Something to think about, what he may be putting forward is the need for Fuller to paying more attention to the need for practical and spiritual formation and not only the teaching of theology. Theology is very important but so is an understanding of how to apply it. Neither of these will be of much benefit without a strong strong reliance on the Holy Spirit to dirdct us.

Mike Spencer

commented on Jun 29, 2014

Good Doctrine (teaching) is essential for spiritual formation/growth. Whatever you want to call it, if it does not hold to the 5 solas, it is a non-starter. You cannot teach good orthopraxis if you do not teach good orthodoxis. Dr. Bolsinger seems to think that Fuller is entering into virgin territory with regard to the seminary. This "They never taught me about this in seminary" whine is common, but it fails to understand the real need that seminary's should fulfill, and by all reports, Fuller is failing. The need for seminary is to help the student understand the central focus of scripture, and to be able to successfully teach these things. Seminary doesn't prepare you for all of life's vagaries, nor will it tell you how to put feet to peoples faith.

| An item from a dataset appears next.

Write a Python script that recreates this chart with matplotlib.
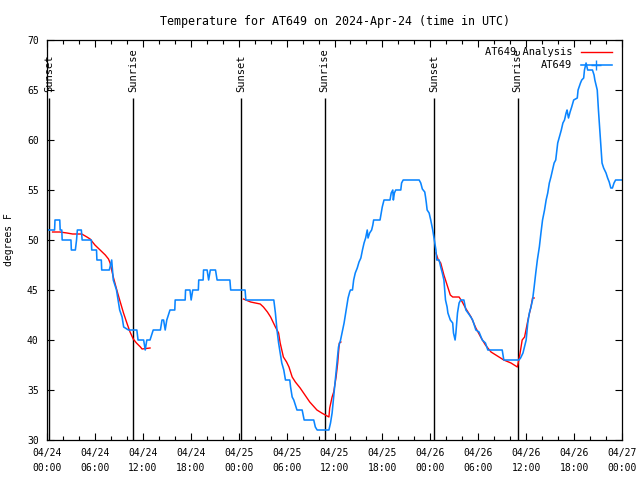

Where scripture does not speak, we must remain largely silent. The good works that God has created us to do are as different as the individuals themselves. Preachers, churches and Bibles Schools of all kinds continue to look for some kind of formula that would add 3000 to the church with every grand-standing event. They continue to be disappointed in the results they have. But like good modernists, they believe that if we continue with trial and error, we will finally discover it. (Shades of having a form of religion, but denying the power thereof). However, Fuller's problem is even larger, they deny the inerrancy and infallibility of scripture. They are compromised by professors that hold unorthodox views, and because of this, they compromise the very church of Christ in an age of deplorable Biblical illiteracy. We return to the middle ages where even the priest didn't know enough Bible to fill a tea-cup, and when they did, the Holy word was sullied with the traditions of men. I for one will not return to the miserable and hopeless hocus-pocus of the false church. Fuller needs to repent of their failure to hold up the Word of God as the measure of our practice, purge its faculty of those unwilling to hold to its judgement, and remain ever vigilant. I hope and pray that they do.

Stephen Ventura

commented on Jul 1, 2014

We need to be culturally relevant but as time goes on the culture shifts further and further from the truth. We need to remember the reason for the flood was that "every intention of man was only evil ALL THE TIME." It still is and Paul warned us in the last days people will be lovers of evil... In Romans Paul says God gives men over to their lusts. If people don't want God then we need to STOP trying to force feed these people. If the spirit is not moving we can do NOTHING. It's articles like this that take a concept and tries to change the church. What we need is solid theological teaching from the pulpit with expectation of application and accountability from the congregation as well as the pastor. I believe the problem with the church is not so much due to style and method but rather worldly leadership which trickles down to worldly congregants that look like hypocrites to the world. Christianity is old in America. Everyone's been there and done that. We see the same decline and worse in Europe while the church is spreading like wildfire in other countries where Christianity is new. This shows us something. Think about it. It's not method it's commitment.